Traveling Photographer Special: Beat the Clock

*Capture Dublin in just three days.*

Think Europe is too far away or too pricey for a quick getaway? Not Ireland.

A little more than six hours by air from New York City, Dublin offers all the photo opportunities of a historic European city at lighter prices than more traveled cities such as London and Paris. And its small scale means you can easily explore the most colorful sites in a three-day jaunt.

From a centrally located hotel, most of the scenes you'll want to capture will be within walking distance. Dozens of hop-on/hop-off buses circle the city day and night.

There's plenty to shoot: beautiful parks, major museums, a thriving music scene, a sprawling zoo, and distinctive architecture. With few office highrise buildings to get in your way, you can compose many scenes much as they would have appeared to Oscar Wilde or James Joyce.

Want to use a tripod or flash? No problem. In three days of shooting in and around Dublin in churches, castles, pubs, and government buildings, I met no objections to either.

Best of all-at least for photographers-the golden hour lasts all day long. Dublin is farther north than most of the continental U.S., so, especially in winter, the sun is very low on the horizon, even at midday. So for much of the year, almost every daylight hour you get the low-angle, strafing light that can add long, shapely shadows, visual depth, and texture to your pictures.

And if you're looking for luxury for less, five-star hotels cost around $200 per night, compared with up to $400 elsewhere in Europe.

There's probably no more beautiful season to visit the Emerald Isle than in springtime, as the daylight lengthens and the greenery begins to bloom.

Here are eight great places for a quick photo tour of Dublin.

1 TEMPLE BAR. With picturesque alleys and cobblestone streets, lovers walking arm-in-arm, and wall-to-wall pubs bursting with music, the Temple Bar entertainment district makes an excellent starting point. Natives and visitors throng day and night, so it's great for people pictures and the best part of Dublin for capturing nightlife. Temple Bar is also home to...
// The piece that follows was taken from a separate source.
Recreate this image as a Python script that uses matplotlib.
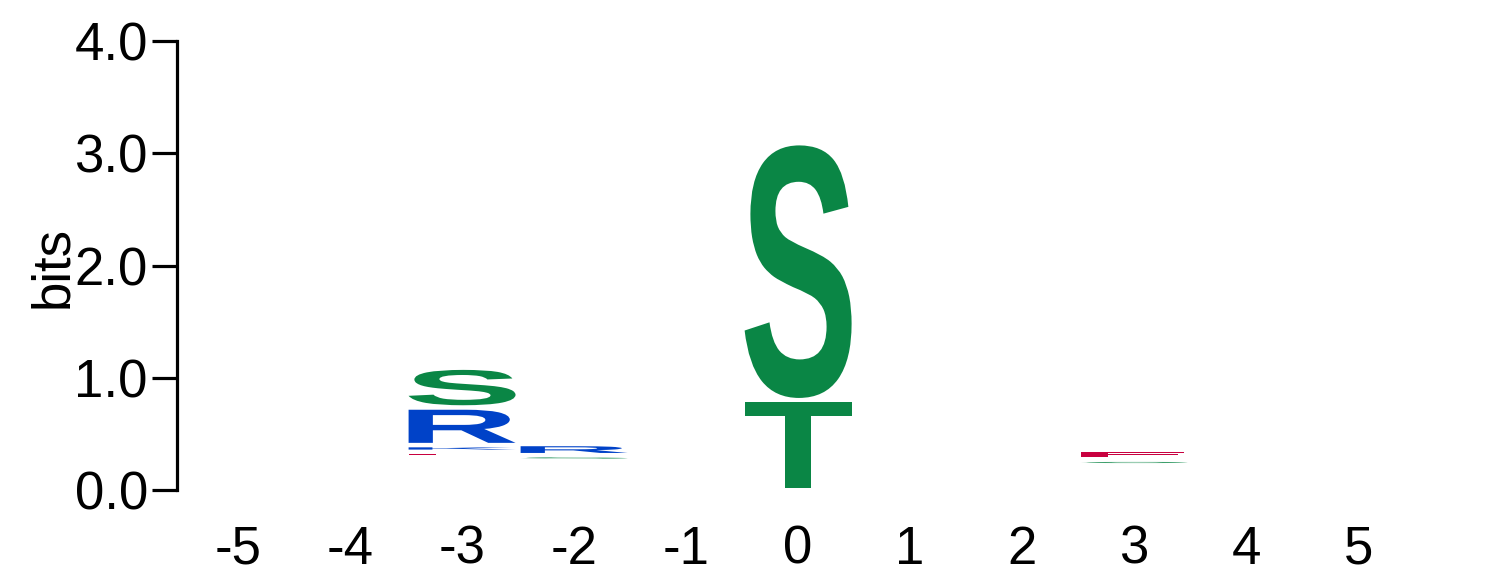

2 THE GALLERY OF PHOTOGRAPHY. Located on Meeting House Square, Ireland's top showplace for fine-art photography hosts ongoing exhibitions, houses a great bookshop, and, if you shoot black-and-white film, rents darkroom space for two days if you take out a 7-euro visitor's membership. (

3 CITY HALL. On traffic-snarled Dame Street, City Hall is capped by a beautiful-and oft-photographed-rotunda. Dating back to the late 1700s, the bright, quiet, and spacious dome comes as a shock when you enter from the narrow streets. Bring along a tripod for a steady shot upward.

4 DUBLIN CASTLE. Its centerpiece is the crenellated Record Tower from the 13th century. Walk up to its base from the Dubh Linn Gardens side, and, on an overcast day, shoot upwards to include the parapet and a foreboding sky. Inside, set your camera flat on the floor and use a wide-angle lens to shoot down the long arched State Corridor.

5 CHRIST CHURCH AND ST. PATRICK'S CATHEDRALS. Steps from Dublin Castle and Town Hall, Christ Church is smaller than the grand St. Patrick's. When there's no service going on, it's a better choice for photographing Gothic architecture, simply because the crowds are thinner. It's dark, though, so a tripod is a must.

St. Patrick's is brighter and-with its monochromatic statuary, walls, and columns-great for black-and-white. Time your visit for when the sun hits the longer nave walls, falling through the row of vaulted windows to form a colonnade of light.

Both churches charge admission to tourists, so make sure you have euros in your pocket.

6 ST. STEPHAN'S GREEN. A center-city park with winding paths and duck ponds ringed with weeping willows, St. Stephen's Green makes a great backdrop for lovers, pram-pushing nannies, and (most of the year) parades of uniformed school children. In spring, you'll find swans rearing their goslings. Rain expected? Bring protection for your gear, because in the Green's 22 acres, there's almost nowhere to take shelter.

7 MERRION SQUARE. One of the British Isles' finest Georgian-style residential squares, its central park is much more colorful in warmer months, but all year long you will find excellent views of this distinctive architectural form. (the poet W.B. Yeats, playwright Oscar Wilde, and patriot Daniel O'Connell lived at 82, 1, and 58 Merrion Square, respectively). Crop tightly
around adjacent doors for contrasts of architectural style, color, and hardware.

8 HA'PENNY BRIDGE. Crossing the Liffey and connecting Dublin's entertainment and business districts, the visually humble, wrought-iron Ha'penny is a symbol of Dublin. The best time to shoot it is after dark, from the O'Connell Bridge. Compose to include the bridge and its reflection in the river below. No tripod? Rest your camera on the O'Connell's extra-wide railing.